Malheureusement, plus d’un an après ce constat, la situation entre fournisseurs et distributeurs semble objectivement s’être aggravée alors qu’on pouvait espérer aller vers davantage de respect de la parole donnée, davantage d’écoute, en un mot davantage de loyauté. Comme l’illustre notre rapport, les acteurs économiques ont eu à faire face à deux types de difficultés.

Des difficultés juridiques en premier lieu comme l’a parfaitement illustré la question prioritaire de constitutionnalité relative à la notion de « déséquilibre significatif ». Cette notion, qui figure à l’article L. 442-6 du code de commerce, pourtant si centrale dans les relations entre fournisseurs et distributeurs, a été jugée conforme à la Constitution mais, pour autant, nous ne savons toujours pas quel en est le contenu, sauf à faire un parallélisme avec la jurisprudence qui s’est développée par ailleurs dans le domaine des clauses abusives. Nous ne pouvons que nous féliciter de cette conformité à la Constitution mais, aujourd’hui, il convient notamment que les procédures judiciaires décidées par le Gouvernement dans le cadre des assignations effectuées à l’automne 2009 aboutissent afin que les acteurs économiques sachent quel comportement ils doivent éviter s’ils ne veulent pas tomber sous le coup d’un tel déséquilibre. On a connu situation plus confortable !

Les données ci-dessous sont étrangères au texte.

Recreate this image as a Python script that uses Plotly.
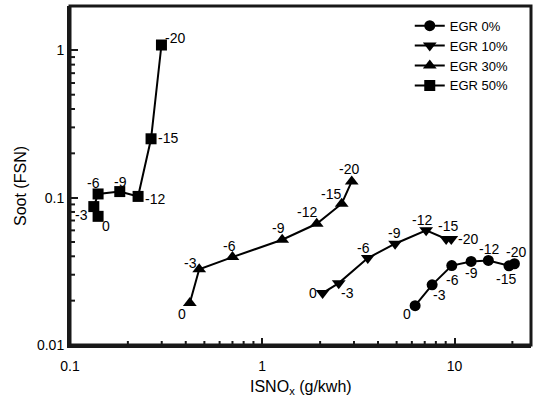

Des difficultés d’ordre pratique en second lieu. Nous avons ainsi été interpellés à de nombreuses reprises sur le sens qu’il convenait de donner à la convention unique, définie à l’article L. 441-7 du code de commerce. Quels éléments doivent y figurer ? Jusqu’à quel degré de détail peut-on aller ? En outre, de très nombreuses questions se sont posées à l’égard de la date butoir du 1er mars, le code de commerce prescrivant en effet la règle selon laquelle la convention unique doit être signée le 1er mars au plus tard. Pour de nombreuses branches d’activité, le 1er mars ne signifie rien. Au mieux faudrait-il peut-être fixer comme limite le 1er janvier, de manière à faire coïncider la validité de la convention unique avec l’année civile mais, là aussi, cette date peut poser des difficultés pour un certain nombre de secteurs. Catherine Vautrin a fait allusion au secteur de l’habillement tout à l’heure lorsqu’elle a abordé le sujet des soldes flottants : il va de soi que le chiffre d’affaires du secteur de l’habillement ne peut véritablement être connu qu’une fois la période des soldes achevés, c’est-à-dire aux environs de la mi-février. Négocier, en toute connaissance de cause, et conclure une convention unique qui soit applicable dès le 1er mars est naturellement parfaitement illusoire dans ces conditions ! C’est la raison pour laquelle nous émettons l’idée dans le rapport, tout en reconnaissant qu’une telle modification ne peut passer que par un changement législatif, de permettre à chaque branche de signer une convention unique à la date qu’elle souhaite, qui serait toujours valable pour une année, à condition que les CGV (conditions générales de vente) aient été transmises au partenaire commercial au moins deux mois avant le terme fixé. Cette solution pourrait allier une certaine souplesse avec le respect d’une durée de négociation minimale, ce qui n’est malheureusement pas toujours le cas.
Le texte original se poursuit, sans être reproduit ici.